“Having a child with cancer is like swimming in a toilet bowl. Some may have a bigger piece of crap to hold onto to stay afloat, but it’s all still crap.”
My son is battling cancer at this very moment and, though we have the good fortune of living in an industrialized country, which gives him a good chance of survival,there's still so much more that needs to be done to conquer the number one killer of children in the world.
Each year, more than 160,000 children are diagnosed with cancer, and about 90,000 die from the disease. With prompt and effective treatment, most childhood cancers can be cured – but global statistics expose a shocking disparity - in developed countries, around 80% of children with cancer survive, but in low resource settings this figure falls to 20% or even 10% in the world's poorest countries.
Poor diagnosis coupled with too few specially trained doctors and nurses and the mistaken belief that child cancer is too difficult to cure combine to create very low survival rates. In fact, at least 50% of child cancers can be cured even in resource-poor environments with relatively simple and inexpensive drugs and procedures which have been known to doctors for decades and, yet tens of thousands of children die needlessly every year from the disease - most dying without any effective pain relief. .
As the parent of a cancer child there is so little that you can do to help your precious baby, You cannot make this better, You cannot kiss this away... All you can do is raise awareness and, raise much needed funds for research of childhood cancers, something that is being neglected by national cancer groups and governments all over the world.
Every day 46 children are diagnosed with cancer. One quarter of them will not survive, and for those that do, the road ahead is uncertain, often due to side effects from the harsh treatments.
All kinds of cancer, including childhood cancer, have a common disease process — cells grow out of control, develop abnormal sizes and shapes, ignore their typical boundaries inside the body, destroy their neighbor cells, and ultimately can spread (or metastasize) to other organs and tissues.
As cancer cells grow, they demand more and more of the body's nutrition. Cancer takes a child's strength, destroys organs and bones, and weakens the body's defenses against other illnesses.
Among all age groups, the most common childhood cancers are leukemia, lymphoma, and brain cancer. As kids enter the teen years, there is also an increase in the incidence of osteosarcoma (bone cancer).
Cancer is the #1 killer of children.
It kills more children than AIDS, diabetes, cystic fibrosis, congenital anomalies, and asthma combined.
Every four hours a child will die from pediatric cancer.
In the U.S. alone, over 3000 children die from cancer each year….there is no real statistic for how many die of the secondary effects of the treatments….infections, organ failure, respiratory failure etc… 1 is too many.
And yet only 1 new cancer drug has been approved for pediatric use in the past 25 years.
The average age of a child being diagnosed is 6, the average age for an adult is 66.

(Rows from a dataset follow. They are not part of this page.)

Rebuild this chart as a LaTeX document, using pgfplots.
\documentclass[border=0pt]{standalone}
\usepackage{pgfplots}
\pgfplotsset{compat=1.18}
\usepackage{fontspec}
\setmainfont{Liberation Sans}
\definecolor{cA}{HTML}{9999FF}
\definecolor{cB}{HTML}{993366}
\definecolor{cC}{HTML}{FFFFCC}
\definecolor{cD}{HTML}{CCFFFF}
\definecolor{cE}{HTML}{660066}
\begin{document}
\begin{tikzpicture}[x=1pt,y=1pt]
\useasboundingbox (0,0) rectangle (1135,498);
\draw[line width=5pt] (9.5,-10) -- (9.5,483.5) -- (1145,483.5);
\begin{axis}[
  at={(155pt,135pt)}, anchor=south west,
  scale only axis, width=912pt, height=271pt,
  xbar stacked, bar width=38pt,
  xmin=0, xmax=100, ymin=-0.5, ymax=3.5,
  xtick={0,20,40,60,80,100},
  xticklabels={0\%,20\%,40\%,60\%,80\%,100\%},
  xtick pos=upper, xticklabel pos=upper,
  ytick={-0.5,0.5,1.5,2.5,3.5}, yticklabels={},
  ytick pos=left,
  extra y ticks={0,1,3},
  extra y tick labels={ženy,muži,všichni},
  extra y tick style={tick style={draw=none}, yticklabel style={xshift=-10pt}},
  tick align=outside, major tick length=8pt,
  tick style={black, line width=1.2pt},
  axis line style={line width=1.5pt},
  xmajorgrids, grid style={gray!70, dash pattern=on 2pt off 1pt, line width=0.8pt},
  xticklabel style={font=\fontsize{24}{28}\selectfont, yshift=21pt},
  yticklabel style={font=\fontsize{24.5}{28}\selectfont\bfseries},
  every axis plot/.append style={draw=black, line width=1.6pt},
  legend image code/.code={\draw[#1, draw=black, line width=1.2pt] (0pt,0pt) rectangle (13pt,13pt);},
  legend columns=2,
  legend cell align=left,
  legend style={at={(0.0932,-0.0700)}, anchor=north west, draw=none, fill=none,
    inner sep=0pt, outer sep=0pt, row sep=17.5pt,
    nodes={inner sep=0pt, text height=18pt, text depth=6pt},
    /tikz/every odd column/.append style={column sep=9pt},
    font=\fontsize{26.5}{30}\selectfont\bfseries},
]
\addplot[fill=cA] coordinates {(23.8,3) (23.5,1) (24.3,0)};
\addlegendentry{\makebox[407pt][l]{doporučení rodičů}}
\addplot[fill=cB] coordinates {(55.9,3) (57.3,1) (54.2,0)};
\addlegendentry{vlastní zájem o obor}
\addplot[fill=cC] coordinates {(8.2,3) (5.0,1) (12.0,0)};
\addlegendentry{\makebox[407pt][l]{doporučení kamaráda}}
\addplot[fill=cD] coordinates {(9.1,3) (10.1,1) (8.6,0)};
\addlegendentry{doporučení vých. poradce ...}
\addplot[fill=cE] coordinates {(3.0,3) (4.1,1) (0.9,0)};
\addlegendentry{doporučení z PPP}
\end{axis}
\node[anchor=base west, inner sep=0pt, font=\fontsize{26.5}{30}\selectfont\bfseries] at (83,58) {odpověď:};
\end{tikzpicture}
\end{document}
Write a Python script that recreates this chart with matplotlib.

Sometimes, a doctor might spot early symptoms of cancer at regular checkups.
- Fever,
- Swollen glands,
- Frequent infections,
- Anemia, or bruises
However, some of these symptoms are also associated with other infections or conditions that are much more common than cancer, which causes both doctors and parents to suspect other childhood illnesses when cancer symptoms first appear. Because of this, 80% of children are diagnosed with advanced disease, where as Only about 20% of adults with cancer show evidence that the disease has spread to distant sites on the body at diagnosis.
In most cases, childhood cancers arise from noninherited mutations (or changes) in the genes of growing cells. Because these errors occur randomly and unpredictably, there's no effective way to prevent them.
Childhood cancer can affect any child – from newborns to teenagers. Most of the time there is no known cause . . . no one knows why some children get cancer . . . and no one knows why some children respond to treatment and others don't. There are no boundaries it won’t cross, cancer doesn’t discriminate.
The diagnosis and treatment of childhood cancers takes time, and there are both short-term and long-term side effects. But thanks to research and, medical advances, more and more kids with cancer are finishing successful treatment, leaving hospitals, and growing up just like everybody else. Today, up to 70% of all children with cancer can be cured, but three out of every five children who survive cancer will be diagnosed with another cancer, a chronic illness or another life threatening illness before they are adults.
More RESEARCH in the field of pediatric oncology (treatment of childhood cancer), is the only way to stop this disease from taking more precious innocent lives and, that's also the only HOPE for the aproxematly 160000 children worldwide whom will get the diagnosis this year alone. And yet research in this particular field has been, and is yet, sadly neglected. Any amount therefore, that you can fundraise, or donate, will make a huge difference to these children and their families. Finding a cure starts here and now...and it starts with you!